# [Short exercise]
Copy every line, exactly and only, from the line containing "Give me the Plotly source for this chart." to the line containing "m in months]", both lines included.

# [Extracted information]
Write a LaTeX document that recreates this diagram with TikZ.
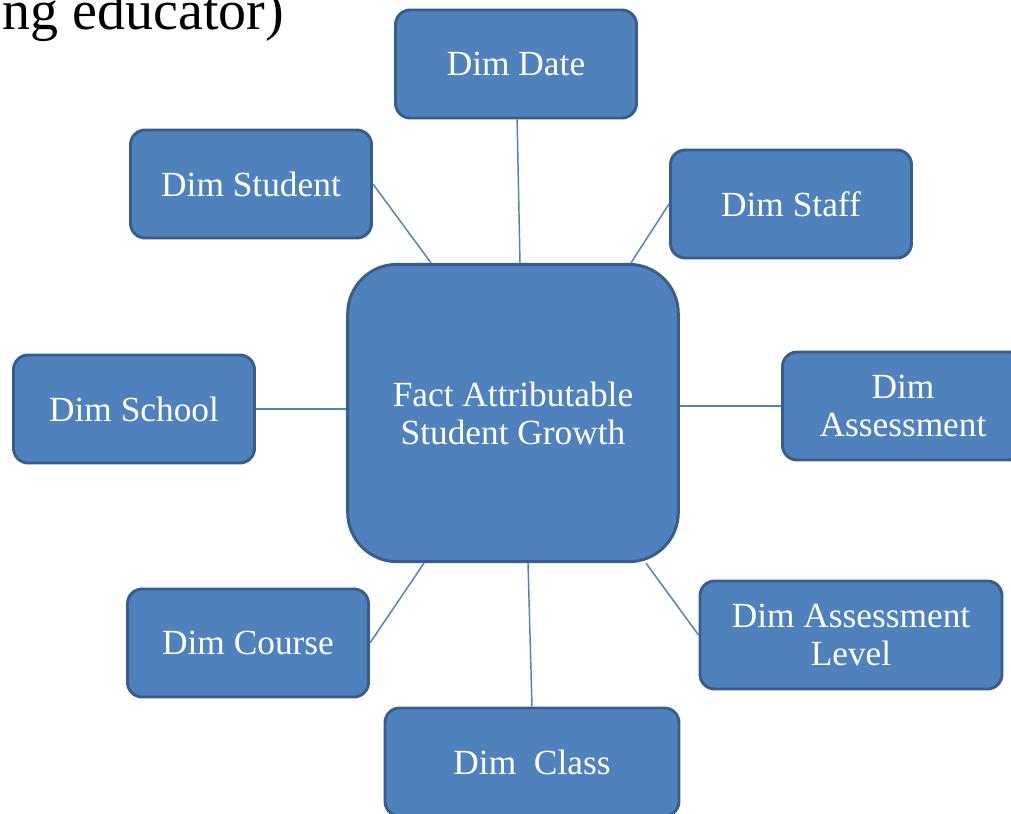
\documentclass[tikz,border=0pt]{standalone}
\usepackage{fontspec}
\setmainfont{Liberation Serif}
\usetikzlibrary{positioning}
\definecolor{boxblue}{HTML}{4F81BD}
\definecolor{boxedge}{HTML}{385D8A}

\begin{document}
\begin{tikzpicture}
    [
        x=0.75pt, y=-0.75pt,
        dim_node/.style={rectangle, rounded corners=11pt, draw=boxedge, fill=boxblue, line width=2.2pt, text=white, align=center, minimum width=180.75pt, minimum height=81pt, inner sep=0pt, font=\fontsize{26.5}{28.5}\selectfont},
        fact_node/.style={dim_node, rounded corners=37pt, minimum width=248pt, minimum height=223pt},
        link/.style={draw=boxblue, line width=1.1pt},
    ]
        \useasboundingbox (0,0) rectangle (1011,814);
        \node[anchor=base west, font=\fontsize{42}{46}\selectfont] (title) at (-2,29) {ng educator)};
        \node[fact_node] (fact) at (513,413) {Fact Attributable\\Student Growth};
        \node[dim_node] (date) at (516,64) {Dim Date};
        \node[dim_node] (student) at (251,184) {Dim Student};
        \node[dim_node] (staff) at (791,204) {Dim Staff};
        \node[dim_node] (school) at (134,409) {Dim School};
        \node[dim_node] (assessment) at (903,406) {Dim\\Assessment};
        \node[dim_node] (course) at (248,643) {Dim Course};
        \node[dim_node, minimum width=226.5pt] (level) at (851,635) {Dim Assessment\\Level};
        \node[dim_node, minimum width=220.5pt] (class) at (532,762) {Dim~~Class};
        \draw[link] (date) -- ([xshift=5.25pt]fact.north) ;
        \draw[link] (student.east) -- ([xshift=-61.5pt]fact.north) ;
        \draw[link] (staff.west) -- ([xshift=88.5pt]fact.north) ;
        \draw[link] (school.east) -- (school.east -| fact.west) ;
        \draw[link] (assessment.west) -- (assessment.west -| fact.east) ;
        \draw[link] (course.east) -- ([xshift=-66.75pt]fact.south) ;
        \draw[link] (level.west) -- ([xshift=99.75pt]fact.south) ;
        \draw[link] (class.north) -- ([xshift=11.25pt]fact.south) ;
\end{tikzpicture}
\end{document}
--
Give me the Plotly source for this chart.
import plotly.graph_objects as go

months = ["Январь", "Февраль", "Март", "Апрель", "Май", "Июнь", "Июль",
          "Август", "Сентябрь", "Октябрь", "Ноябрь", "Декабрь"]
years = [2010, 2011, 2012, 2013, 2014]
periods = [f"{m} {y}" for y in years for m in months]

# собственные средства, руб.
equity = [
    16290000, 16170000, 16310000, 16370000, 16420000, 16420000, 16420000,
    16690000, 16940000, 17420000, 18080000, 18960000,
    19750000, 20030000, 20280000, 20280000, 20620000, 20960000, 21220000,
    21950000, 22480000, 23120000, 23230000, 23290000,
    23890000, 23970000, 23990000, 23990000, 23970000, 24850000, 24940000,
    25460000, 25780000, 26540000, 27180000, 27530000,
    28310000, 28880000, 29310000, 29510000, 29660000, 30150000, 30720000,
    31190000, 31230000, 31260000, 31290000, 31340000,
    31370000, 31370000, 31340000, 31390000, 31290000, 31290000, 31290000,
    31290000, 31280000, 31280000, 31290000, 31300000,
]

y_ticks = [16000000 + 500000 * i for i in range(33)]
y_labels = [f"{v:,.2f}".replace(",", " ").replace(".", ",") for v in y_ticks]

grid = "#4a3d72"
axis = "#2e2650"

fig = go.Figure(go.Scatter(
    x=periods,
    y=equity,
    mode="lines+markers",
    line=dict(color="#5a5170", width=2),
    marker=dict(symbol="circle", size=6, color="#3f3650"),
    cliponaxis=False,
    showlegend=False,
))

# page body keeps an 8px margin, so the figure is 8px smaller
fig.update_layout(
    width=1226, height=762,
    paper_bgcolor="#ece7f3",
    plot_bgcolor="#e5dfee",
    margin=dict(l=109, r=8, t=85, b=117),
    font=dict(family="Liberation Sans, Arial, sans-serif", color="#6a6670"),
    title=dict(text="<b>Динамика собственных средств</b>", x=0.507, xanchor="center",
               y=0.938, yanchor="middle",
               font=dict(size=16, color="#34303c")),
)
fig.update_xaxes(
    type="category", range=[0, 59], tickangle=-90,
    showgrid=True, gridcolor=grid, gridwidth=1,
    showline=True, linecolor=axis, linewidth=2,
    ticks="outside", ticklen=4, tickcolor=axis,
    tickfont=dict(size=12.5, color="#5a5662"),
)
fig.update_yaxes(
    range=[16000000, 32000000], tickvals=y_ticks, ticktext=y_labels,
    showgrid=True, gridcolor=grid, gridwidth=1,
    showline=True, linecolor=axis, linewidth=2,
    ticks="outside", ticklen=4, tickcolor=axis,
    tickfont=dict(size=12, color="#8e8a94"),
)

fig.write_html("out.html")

# [Correct output]
Give me the Plotly source for this chart.
import plotly.graph_objects as go

months = ["Январь", "Февраль", "Март", "Апрель", "Май", "Июнь", "Июль",
          "Август", "Сентябрь", "Октябрь", "Ноябрь", "Декабрь"]
years = [2010, 2011, 2012, 2013, 2014]
periods = [f"{m} {y}" for y in years for m in months]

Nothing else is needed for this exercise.